> _Requirement_
Repeat verbatim only the lines from the one with "Write a LaTeX" through the one with "(0,0) rectangle (730,769);", both ends kept. Pictures stay out.
━━━ Supplied information
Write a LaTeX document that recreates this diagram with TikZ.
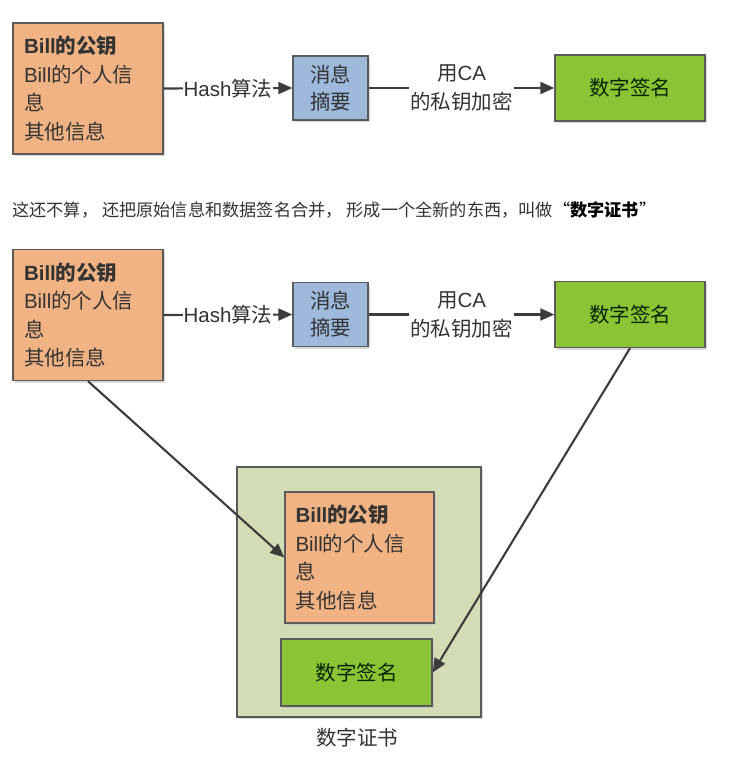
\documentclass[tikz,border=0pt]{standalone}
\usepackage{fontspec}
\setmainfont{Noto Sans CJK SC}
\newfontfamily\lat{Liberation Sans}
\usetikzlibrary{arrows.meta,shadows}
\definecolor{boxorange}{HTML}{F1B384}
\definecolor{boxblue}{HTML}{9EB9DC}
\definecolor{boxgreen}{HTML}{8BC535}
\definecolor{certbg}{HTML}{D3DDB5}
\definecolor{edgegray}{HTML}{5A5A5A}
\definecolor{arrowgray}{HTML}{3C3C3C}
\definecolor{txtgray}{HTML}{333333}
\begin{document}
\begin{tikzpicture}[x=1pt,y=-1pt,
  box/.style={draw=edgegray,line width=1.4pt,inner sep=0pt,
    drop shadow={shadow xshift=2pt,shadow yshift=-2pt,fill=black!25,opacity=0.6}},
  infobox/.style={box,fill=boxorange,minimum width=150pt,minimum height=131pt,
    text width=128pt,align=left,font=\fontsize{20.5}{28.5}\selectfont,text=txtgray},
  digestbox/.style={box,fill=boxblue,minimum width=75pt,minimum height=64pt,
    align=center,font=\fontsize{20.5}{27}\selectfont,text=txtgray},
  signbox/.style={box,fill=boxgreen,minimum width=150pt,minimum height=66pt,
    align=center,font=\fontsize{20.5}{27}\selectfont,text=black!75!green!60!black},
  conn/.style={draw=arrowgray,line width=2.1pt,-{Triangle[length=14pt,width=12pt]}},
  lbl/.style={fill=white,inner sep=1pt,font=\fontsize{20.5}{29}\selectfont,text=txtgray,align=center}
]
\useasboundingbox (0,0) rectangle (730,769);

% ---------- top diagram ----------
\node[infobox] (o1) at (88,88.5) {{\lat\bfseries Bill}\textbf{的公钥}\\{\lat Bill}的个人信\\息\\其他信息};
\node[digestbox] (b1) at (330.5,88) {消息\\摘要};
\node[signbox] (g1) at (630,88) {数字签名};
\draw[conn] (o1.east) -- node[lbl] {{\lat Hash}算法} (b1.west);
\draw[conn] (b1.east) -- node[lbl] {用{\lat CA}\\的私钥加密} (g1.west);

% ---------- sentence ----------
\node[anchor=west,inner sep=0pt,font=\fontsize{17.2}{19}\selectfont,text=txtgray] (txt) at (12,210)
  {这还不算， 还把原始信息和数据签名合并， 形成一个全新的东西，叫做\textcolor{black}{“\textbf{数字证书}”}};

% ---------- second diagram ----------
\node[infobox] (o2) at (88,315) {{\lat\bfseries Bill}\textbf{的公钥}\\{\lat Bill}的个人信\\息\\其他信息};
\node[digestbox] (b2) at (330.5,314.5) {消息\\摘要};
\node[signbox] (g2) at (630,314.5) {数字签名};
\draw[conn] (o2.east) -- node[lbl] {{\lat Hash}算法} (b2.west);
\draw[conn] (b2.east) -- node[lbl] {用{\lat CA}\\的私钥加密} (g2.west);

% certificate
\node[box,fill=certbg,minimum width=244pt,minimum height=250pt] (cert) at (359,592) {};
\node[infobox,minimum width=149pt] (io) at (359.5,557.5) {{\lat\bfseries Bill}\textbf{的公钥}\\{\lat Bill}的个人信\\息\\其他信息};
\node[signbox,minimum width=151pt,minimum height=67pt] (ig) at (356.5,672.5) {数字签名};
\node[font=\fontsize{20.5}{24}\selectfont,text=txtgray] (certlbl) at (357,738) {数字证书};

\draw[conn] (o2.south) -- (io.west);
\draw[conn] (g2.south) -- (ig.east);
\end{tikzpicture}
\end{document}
━━━━━━
━━━ Supplied information
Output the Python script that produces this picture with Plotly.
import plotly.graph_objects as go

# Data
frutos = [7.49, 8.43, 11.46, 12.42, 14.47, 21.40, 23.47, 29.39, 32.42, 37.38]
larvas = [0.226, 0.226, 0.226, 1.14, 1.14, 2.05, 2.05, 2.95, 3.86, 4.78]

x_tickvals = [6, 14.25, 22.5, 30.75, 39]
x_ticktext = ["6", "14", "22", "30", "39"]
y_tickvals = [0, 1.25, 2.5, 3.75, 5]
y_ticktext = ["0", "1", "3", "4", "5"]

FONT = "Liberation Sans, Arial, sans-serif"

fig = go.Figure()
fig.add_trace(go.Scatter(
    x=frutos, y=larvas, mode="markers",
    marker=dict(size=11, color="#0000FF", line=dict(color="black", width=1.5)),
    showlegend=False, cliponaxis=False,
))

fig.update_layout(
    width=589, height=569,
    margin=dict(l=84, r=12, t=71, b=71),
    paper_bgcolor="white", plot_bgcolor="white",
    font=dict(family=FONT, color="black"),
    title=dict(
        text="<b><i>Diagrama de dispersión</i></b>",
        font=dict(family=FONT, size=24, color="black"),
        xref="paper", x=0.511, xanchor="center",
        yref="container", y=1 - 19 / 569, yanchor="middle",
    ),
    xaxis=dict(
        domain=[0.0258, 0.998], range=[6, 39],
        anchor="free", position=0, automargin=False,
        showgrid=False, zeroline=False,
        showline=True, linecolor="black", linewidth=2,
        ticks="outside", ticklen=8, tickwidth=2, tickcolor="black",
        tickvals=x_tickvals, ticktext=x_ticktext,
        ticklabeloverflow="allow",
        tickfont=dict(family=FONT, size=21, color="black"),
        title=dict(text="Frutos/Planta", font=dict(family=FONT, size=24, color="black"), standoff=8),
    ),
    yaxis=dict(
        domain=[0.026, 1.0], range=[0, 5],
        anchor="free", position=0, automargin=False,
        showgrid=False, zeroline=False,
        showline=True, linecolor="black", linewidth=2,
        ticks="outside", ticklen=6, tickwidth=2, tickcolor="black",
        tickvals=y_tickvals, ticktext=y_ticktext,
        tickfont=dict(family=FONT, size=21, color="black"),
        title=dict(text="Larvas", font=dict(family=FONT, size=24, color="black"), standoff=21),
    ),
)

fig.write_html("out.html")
━━━━━━
> _Answer to this exercise_
Write a LaTeX document that recreates this diagram with TikZ.
\documentclass[tikz,border=0pt]{standalone}
\usepackage{fontspec}
\setmainfont{Noto Sans CJK SC}
\newfontfamily\lat{Liberation Sans}
\usetikzlibrary{arrows.meta,shadows}
\definecolor{boxorange}{HTML}{F1B384}
\definecolor{boxblue}{HTML}{9EB9DC}
\definecolor{boxgreen}{HTML}{8BC535}
\definecolor{certbg}{HTML}{D3DDB5}
\definecolor{edgegray}{HTML}{5A5A5A}
\definecolor{arrowgray}{HTML}{3C3C3C}
\definecolor{txtgray}{HTML}{333333}
\begin{document}
\begin{tikzpicture}[x=1pt,y=-1pt,
  box/.style={draw=edgegray,line width=1.4pt,inner sep=0pt,
    drop shadow={shadow xshift=2pt,shadow yshift=-2pt,fill=black!25,opacity=0.6}},
  infobox/.style={box,fill=boxorange,minimum width=150pt,minimum height=131pt,
    text width=128pt,align=left,font=\fontsize{20.5}{28.5}\selectfont,text=txtgray},
  digestbox/.style={box,fill=boxblue,minimum width=75pt,minimum height=64pt,
    align=center,font=\fontsize{20.5}{27}\selectfont,text=txtgray},
  signbox/.style={box,fill=boxgreen,minimum width=150pt,minimum height=66pt,
    align=center,font=\fontsize{20.5}{27}\selectfont,text=black!75!green!60!black},
  conn/.style={draw=arrowgray,line width=2.1pt,-{Triangle[length=14pt,width=12pt]}},
  lbl/.style={fill=white,inner sep=1pt,font=\fontsize{20.5}{29}\selectfont,text=txtgray,align=center}
]
\useasboundingbox (0,0) rectangle (730,769);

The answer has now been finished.